Etliche katholische Korporierte betätigten sich auch im aktiven Widerstand gegen den Nationalsozialismus. Nicht zuletzt das Prinzip der Lebensfreundschaft zwischen Bundesbrüdern führte dazu, dass mehrere Angehörige einer Verbindung zusammen mit anderen Gleichgesinnten Widerstandsgruppen aufbauten. Zu erwähnen sind hier etwa die legitimistisch ausgerichtete Gruppe Müller-Thanner, die Österreichischen Freiheitsbewegungen um Karl Roman Scholz, Jakob Kastelic und Karl Lederer sowie die Antifaschistische Freiheitsbewegung (AFÖ) und die Gruppe Maier-Messner-Caldonazzi. Ein Einzelkämpfer war der Jurist Walter Krajnc, der als einfacher Soldat im besetzten Frankreich Kontakte zur Résistance knüpfte und sich 1944 der Ausführung eines Erschießungsbefehls widersetzte. Bei seiner Hinrichtung rief er: „Es lebe Österreich, es lebe die Freiheit.“
Die „nationale Versuchung“ #
Es gab allerdings auch Angehörige katholischer Verbindungen, die bereits vor 1938 mit dem Nationalsozialismus sympathisierten und dann mit dem „Anschluss“ die Fronten wechselten. „Jedes Leben ist naturtrüb“, hat der langjährige Herausgeber der „Neuen Deutschen Biographie“, der Münchner Zeithistoriker Hans Günter Hockerts, einmal gesagt. Was auf Individuen zutrifft, gilt erst recht für Kollektive und Organisationen. Im Beitrag von Gerhard Hartmann über den ÖCV wird die „nationale Versuchung“ offen angesprochen. Aber es greift wohl zu kurz, die „Katholisch- Nationalen“ im CV (und auch KV) wie etwa den Urgeschichtler Oswald Menghin, den Germanisten Josef Nadler und den „Brückenbauer“-Bischof Alois Hudal aufzuzählen und dann festzustellen, diese seien aber in ihrem Verband isoliert gewesen oder ausgeschlossen worden.

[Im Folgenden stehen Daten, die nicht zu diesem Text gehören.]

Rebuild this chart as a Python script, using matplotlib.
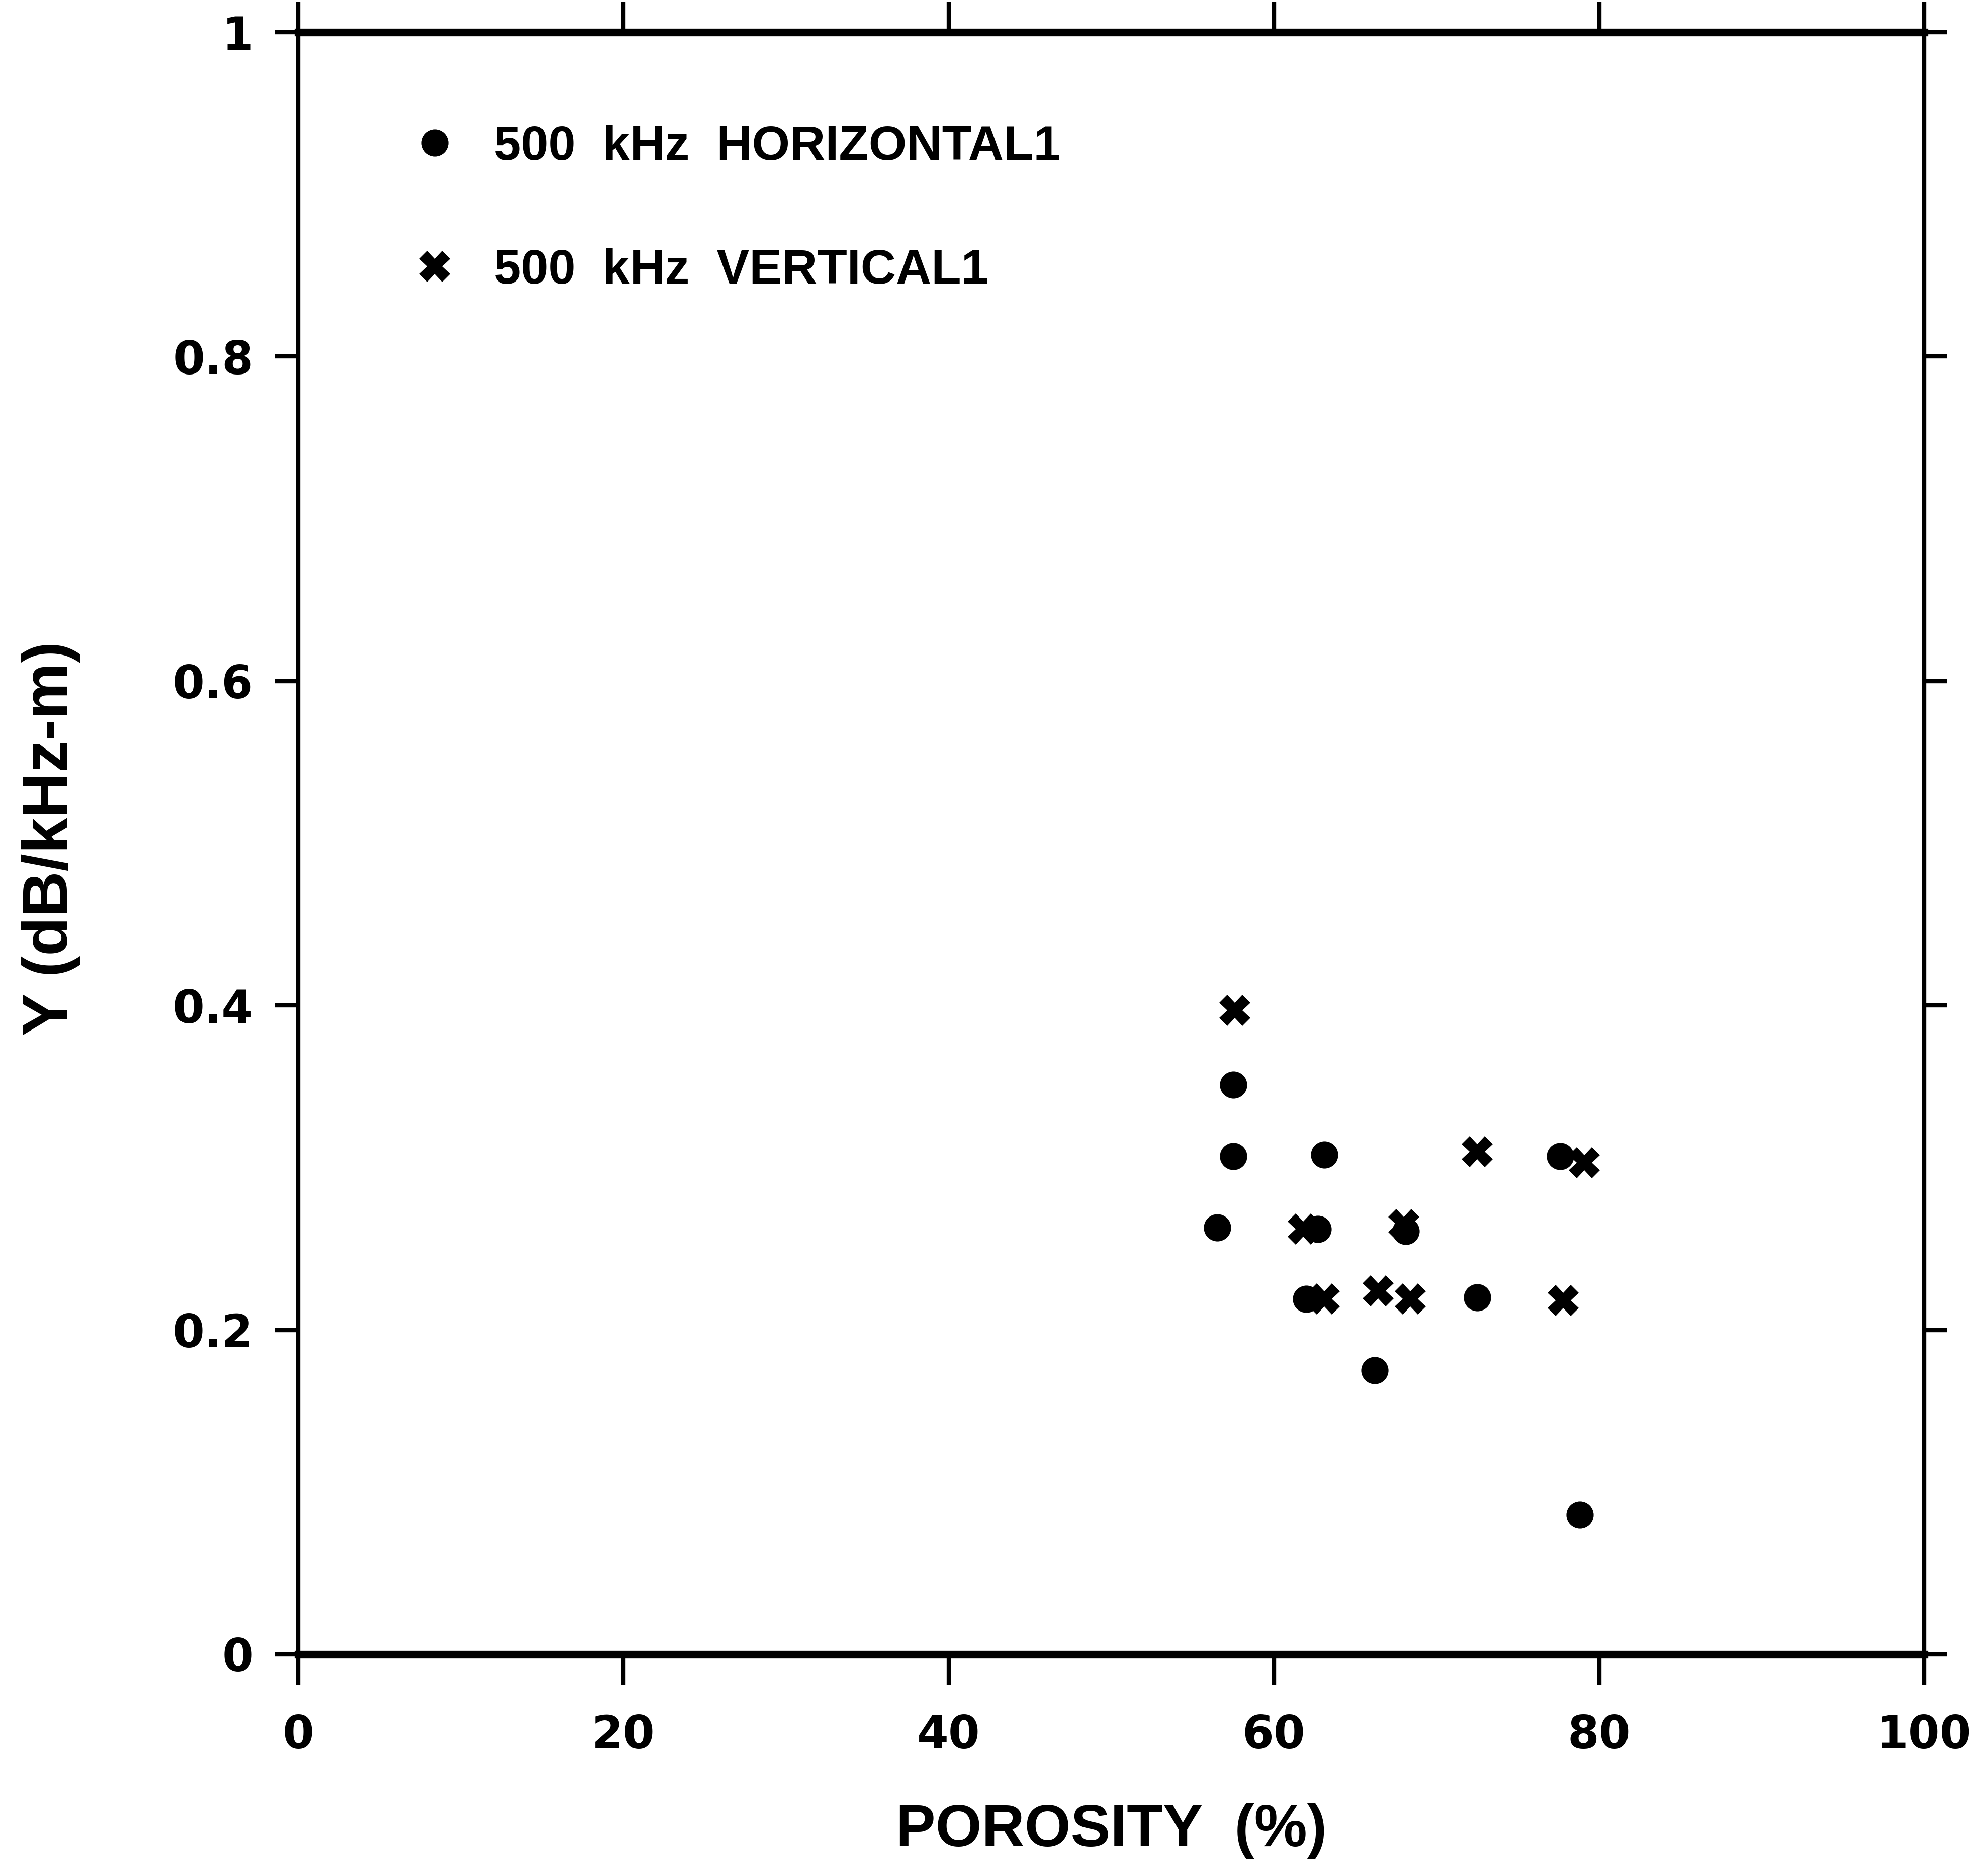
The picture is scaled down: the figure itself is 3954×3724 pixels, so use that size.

Nachdenklich stimmt auch die Tatsache, dass dort, wo über die Mitgliedschaft von CVern in der NSDAP Ergebnisse vorliegen, diese durchaus ernüchternd sind: Von 607 untersuchten Mitgliedern der Akademischen Verbindung „Austria Innsbruck“ waren 232 NSDAP-Mitglieder. Dass davon die Hälfte „Reichsdeutsche“ gewesen seien und von den übrigen Angehörigen dieser Gruppe 90 Prozent erst nach dem „Anschluss“ Parteimitglieder wurden und von daher als „Mitläufer“ einzustufen seien, wie Hartmann interpretiert, vermag diesen Befund nicht hinreichend zu entkräften. Diese Zahlen sind keine Marginalie, sondern ein Anlass zu weiteren Nachforschungen.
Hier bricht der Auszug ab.